Pour commencer, Chamayou se lance donc dans une des deux hagiographies musicales de Liszt, la plus lyrique, la plus romantique, la plus grandiose aussi, celle qui pousse le piano vers des sommets d'intensité expressive et de virtuosité orchestrale. Le pianiste creuse les vagues, pousse son instrument aussi loin qu'il le peut sans le brutaliser, immergé dans ce matériau sonore, musical et spirituel qu'il recrée. Se dresse alors l'image d'Olivier Messiaen et de ses Vingt Regards sur l'Enfant Jésus que Chamayou a enregistrés en s'extrayant d'une tradition qui gomme souvent la pure force tellurique, harmonique, contrapuntique, sonore, modale de cette musique. Pour la première fois celle-ci nous apparaît ce soir être dans la descendance de celle de Franz Liszt, à qui Schumann a dédié sa Fantaisie op. 17.

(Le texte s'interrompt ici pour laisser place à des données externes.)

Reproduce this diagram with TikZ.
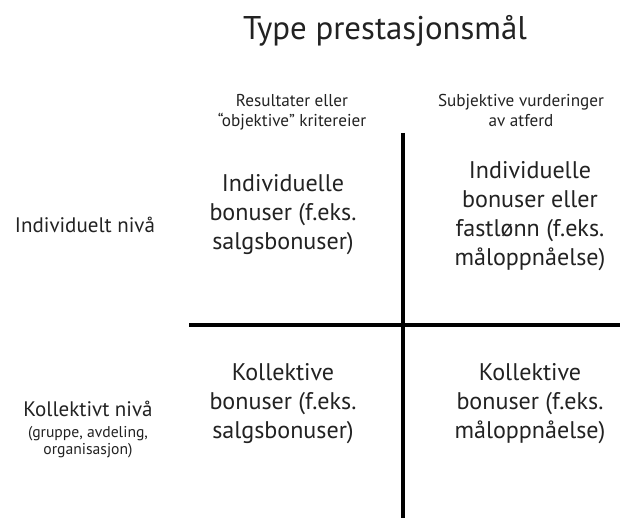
\documentclass[tikz,border=0pt]{standalone}
\usepackage{fontspec}
\setmainfont{PT Sans}
\definecolor{ink}{HTML}{222222}
\newlength\probewd
% size (pt) at which a sample line has the given width
\newcommand\sizefor[3]{%
  \settowidth\probewd{\fontsize{10}{12}\selectfont #3}%
  \pgfmathsetmacro#1{10*#2/\probewd}}
\begin{document}
\sizefor\titlesize{284}{Type prestasjonsmål}%
\sizefor\headsize{166}{Subjektive vurderinger}%
\sizefor\rowsize{140}{Individuelt nivå}%
\sizefor\notesize{120}{(gruppe, avdeling,}%
\sizefor\cellsize{147}{bonuser (f.eks.}%
\begin{tikzpicture}[x=1pt,y=-1pt,
  txt/.style={text=ink, inner sep=0pt, align=center},
  title/.style={txt, anchor=base, font=\fontsize{\titlesize}{\titlesize}\selectfont},
  colhead/.style={txt, anchor=base, font=\fontsize{\headsize}{20}\selectfont},
  cell/.style={txt, font=\fontsize{\cellsize}{29}\selectfont},
  rowhead/.style={txt, anchor=base, font=\fontsize{\rowsize}{\rowsize}\selectfont},
  rownote/.style={txt, anchor=base, font=\fontsize{\notesize}{\notesize}\selectfont},
  axis/.style={line width=4.5pt, black}]
\useasboundingbox[fill=white] (0,0) rectangle (630,518);

% heading and column labels
\node[title] (t) at (385,40) {Type prestasjonsmål};
\node[colhead] (c1a) at (292,107) {Resultater eller};
\node[colhead] (c1b) at (292,127) {“objektive” kritereier};
\node[colhead] (c2a) at (521,107) {Subjektive vurderinger};
\node[colhead] (c2b) at (521,127) {av atferd};

% quadrant axes
\coordinate (vtop) at (403,133);
\coordinate (vbot) at (403,518);
\coordinate (hl) at (189,325);
\coordinate (hr) at (620,325);
\draw[axis] (vtop) -- (vbot);
\draw[axis] (hl) -- (hr);

% row labels
\node[rowhead] (r1) at (85,233) {Individuelt nivå};
\node[rowhead] (r2) at (88,417) {Kollektivt nivå};
\node[rownote] (r2a) at (88,438) {(gruppe, avdeling,};
\node[rownote] (r2b) at (88,455) {organisasjon)};

% quadrant texts
\node[cell] (q11) at (283,215) {Individuelle\\bonuser (f.eks.\\salgsbonuser)};
\node[cell] (q12) at (530,216) {Individuelle\\bonuser eller\\fastlønn (f.eks.\\måloppnåelse)};
\node[cell] (q21) at (283,404) {Kollektive\\bonuser (f.eks.\\salgsbonuser)};
\node[cell] (q22) at (530,404) {Kollektive\\bonuser (f.eks.\\måloppnåelse)};
\end{tikzpicture}
\end{document}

L'ut majeur triomphant de celle-ci a de quoi faire peur au pianiste qui l'aborde en public : il faut se jeter à l'eau, et sans bouée. Cette Fantaisie sera dominée par ce sentiment, celui d'avoir affaire à un musicien qui n'est pas dans la réitération d'une interprétation mise au point dans le secret de son studio. Chamayou fabrique, organise, chante, hurle, aime une œuvre dont les réitérations thématiques reviennent chaque fois bouleversées par le temps qui est passé. C'est grand, urgent, tendu. Le deuxième mouvement ne donne pas l'impression que le pianiste retient tout par peur des terribles mesures finales où les mains partent en des déplacements rapides qui sont autant de sauts dans le vide. Il y est souple comme un chat, rebondissant sans cesse, avançant triomphalement vers cette fin libératoire qui appelle la paix du finale... dans lequel sans doute Chamayou pourrait « juste » laisser monter le son du piano sans « intervenir »... Souvenir ici même de Nelson Freire qui laissait la musique venir au monde, absent mais aux commandes.